Last year purchasing a Passion Planner in the cutest blush pink was a waste of money for obvious reasons. With a new year just around the river bend my mind oscillated on whether it was worth getting another one. Embracing the lull of 2020, I knew there was something god wanted to teach us all, I didn’t fight the tide. My sleeping hours got all scrambled, naps became frequent, at one point I stopped exercising for a month and forgot what wearing jeans was like, amongst other things. It was a once in a lifetime opportunity to let it all go with reason, when we’ve spent years keeping it together.

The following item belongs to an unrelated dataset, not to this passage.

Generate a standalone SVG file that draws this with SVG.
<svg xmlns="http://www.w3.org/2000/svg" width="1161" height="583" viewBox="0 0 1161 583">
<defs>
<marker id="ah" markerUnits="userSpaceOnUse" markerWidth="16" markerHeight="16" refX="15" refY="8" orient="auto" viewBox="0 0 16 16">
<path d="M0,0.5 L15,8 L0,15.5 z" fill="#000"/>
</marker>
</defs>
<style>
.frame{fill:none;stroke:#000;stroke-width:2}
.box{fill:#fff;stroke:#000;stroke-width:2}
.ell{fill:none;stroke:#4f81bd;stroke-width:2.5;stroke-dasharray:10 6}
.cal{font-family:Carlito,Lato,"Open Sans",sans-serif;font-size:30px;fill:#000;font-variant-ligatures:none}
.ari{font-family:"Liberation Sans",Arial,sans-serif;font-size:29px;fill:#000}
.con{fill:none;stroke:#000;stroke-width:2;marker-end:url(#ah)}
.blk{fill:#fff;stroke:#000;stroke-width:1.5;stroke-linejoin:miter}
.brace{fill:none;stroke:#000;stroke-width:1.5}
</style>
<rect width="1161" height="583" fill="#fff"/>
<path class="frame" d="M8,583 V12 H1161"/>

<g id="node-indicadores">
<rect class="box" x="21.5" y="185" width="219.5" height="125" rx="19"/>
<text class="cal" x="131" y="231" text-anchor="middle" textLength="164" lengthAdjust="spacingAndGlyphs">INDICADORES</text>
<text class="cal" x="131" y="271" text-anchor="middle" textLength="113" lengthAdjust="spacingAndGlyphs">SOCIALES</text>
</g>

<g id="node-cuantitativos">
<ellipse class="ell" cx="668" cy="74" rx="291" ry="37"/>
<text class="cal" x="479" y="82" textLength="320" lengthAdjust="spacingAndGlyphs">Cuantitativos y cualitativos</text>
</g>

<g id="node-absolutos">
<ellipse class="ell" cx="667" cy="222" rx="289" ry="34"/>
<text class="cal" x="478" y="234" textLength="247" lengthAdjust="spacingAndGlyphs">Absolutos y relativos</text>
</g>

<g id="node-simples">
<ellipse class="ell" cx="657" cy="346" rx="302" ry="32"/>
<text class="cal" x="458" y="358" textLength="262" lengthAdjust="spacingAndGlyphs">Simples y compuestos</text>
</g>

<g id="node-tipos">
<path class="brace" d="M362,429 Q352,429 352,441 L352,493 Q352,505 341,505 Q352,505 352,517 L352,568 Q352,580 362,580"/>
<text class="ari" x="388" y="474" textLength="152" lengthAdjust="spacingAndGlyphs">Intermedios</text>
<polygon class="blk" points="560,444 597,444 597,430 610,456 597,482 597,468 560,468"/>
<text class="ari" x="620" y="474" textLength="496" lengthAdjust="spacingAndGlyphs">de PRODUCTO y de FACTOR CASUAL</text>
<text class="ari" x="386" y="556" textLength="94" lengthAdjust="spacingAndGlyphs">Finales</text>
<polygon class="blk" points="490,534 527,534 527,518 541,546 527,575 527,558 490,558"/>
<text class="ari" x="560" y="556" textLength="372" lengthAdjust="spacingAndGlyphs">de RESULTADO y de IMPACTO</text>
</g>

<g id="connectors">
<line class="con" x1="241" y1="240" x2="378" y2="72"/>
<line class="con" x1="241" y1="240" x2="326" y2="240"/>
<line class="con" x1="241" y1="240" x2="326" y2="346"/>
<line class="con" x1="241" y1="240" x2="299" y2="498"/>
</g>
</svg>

In the final weeks of whatever the fuck that was I snapped.
Yes, if you know me, I did it in my scream chant voice.
2020 wasn’t going to turn me into something I’m not, or shape my future with the fear of uncertainty any longer.

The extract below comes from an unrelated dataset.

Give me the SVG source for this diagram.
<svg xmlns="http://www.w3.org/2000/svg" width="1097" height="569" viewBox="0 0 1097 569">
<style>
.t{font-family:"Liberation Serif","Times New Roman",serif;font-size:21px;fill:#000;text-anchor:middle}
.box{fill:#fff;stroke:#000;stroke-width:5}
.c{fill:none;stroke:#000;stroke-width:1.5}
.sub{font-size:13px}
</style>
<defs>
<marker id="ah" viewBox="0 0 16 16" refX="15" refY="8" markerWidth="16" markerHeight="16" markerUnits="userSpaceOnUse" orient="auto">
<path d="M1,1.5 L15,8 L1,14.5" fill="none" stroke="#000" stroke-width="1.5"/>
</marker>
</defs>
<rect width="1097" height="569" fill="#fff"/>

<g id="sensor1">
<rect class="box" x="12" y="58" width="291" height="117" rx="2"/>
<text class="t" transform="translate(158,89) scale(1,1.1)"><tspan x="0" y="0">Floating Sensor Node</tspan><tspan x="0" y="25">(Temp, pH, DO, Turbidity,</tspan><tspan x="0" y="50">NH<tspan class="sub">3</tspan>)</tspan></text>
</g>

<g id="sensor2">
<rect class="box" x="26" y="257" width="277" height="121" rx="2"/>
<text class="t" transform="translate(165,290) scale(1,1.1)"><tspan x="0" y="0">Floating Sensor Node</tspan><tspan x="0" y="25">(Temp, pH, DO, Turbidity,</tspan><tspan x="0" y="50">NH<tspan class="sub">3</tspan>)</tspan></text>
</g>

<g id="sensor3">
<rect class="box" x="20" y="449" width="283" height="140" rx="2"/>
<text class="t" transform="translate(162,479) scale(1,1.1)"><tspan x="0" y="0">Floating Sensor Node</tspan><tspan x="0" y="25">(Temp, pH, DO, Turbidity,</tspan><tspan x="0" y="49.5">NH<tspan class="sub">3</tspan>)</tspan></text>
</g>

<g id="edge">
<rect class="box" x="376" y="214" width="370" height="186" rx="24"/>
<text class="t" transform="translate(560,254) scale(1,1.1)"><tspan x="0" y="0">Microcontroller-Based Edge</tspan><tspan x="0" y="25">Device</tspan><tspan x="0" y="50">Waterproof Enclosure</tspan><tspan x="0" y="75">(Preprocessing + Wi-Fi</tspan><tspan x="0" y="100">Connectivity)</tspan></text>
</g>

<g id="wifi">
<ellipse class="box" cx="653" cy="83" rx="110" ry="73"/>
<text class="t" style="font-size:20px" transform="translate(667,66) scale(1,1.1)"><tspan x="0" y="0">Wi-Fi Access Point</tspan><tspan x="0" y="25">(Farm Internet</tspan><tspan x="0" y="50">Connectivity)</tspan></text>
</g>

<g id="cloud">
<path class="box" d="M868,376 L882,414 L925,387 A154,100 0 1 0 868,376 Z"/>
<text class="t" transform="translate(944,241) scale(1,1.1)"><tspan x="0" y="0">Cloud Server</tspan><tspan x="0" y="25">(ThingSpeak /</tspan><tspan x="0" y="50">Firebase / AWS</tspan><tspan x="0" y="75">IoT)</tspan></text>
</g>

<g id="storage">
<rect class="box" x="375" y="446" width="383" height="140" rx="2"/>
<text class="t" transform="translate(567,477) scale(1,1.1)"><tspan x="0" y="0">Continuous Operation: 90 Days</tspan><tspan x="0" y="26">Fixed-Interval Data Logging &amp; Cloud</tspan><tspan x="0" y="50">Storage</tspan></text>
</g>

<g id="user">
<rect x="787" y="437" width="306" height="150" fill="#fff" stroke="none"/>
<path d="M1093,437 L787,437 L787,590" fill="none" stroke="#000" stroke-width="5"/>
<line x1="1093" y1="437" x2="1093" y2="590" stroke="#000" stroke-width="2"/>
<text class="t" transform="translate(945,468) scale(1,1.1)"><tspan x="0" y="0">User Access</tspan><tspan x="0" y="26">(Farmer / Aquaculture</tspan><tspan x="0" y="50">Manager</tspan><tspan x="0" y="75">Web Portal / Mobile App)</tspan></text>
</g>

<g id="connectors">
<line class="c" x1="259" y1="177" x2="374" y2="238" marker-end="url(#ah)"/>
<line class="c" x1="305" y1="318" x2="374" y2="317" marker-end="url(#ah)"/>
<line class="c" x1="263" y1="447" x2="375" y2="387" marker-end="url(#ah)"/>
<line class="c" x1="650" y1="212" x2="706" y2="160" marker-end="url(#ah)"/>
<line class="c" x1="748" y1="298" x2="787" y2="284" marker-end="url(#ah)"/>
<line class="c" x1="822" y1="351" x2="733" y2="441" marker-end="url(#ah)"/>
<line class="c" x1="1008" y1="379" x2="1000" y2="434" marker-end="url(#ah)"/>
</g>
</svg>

I’m a to-do list bitch, devoted to my eraser board with it’s assortment of washable markers. I relish in the act of removing a task only to add another, creating outlines, or color coordinating my planner. I crave structure, crave it dammit. It makes me happy, it keeps me productive, I’m more thorough in my work and it soothes my anxiety regarding time. There is nothing wrong with being a perfectionist, yeah I need to find a balance, but if I saw one more error on this website that could have been corrected if I scheduled and paid attention I was going to flip out.
Not only did I order another planner, but I am committed to fully utilizing it (markers, stickers, polaroids…). In fact I’m committing to all of my passions big, or small. Even though it doesn’t sound like a big deal it totally is, it’s like playing a character instead of being your true self. If someone doesn’t like you, your feelings aren’t hurt because this isn’t who you really are.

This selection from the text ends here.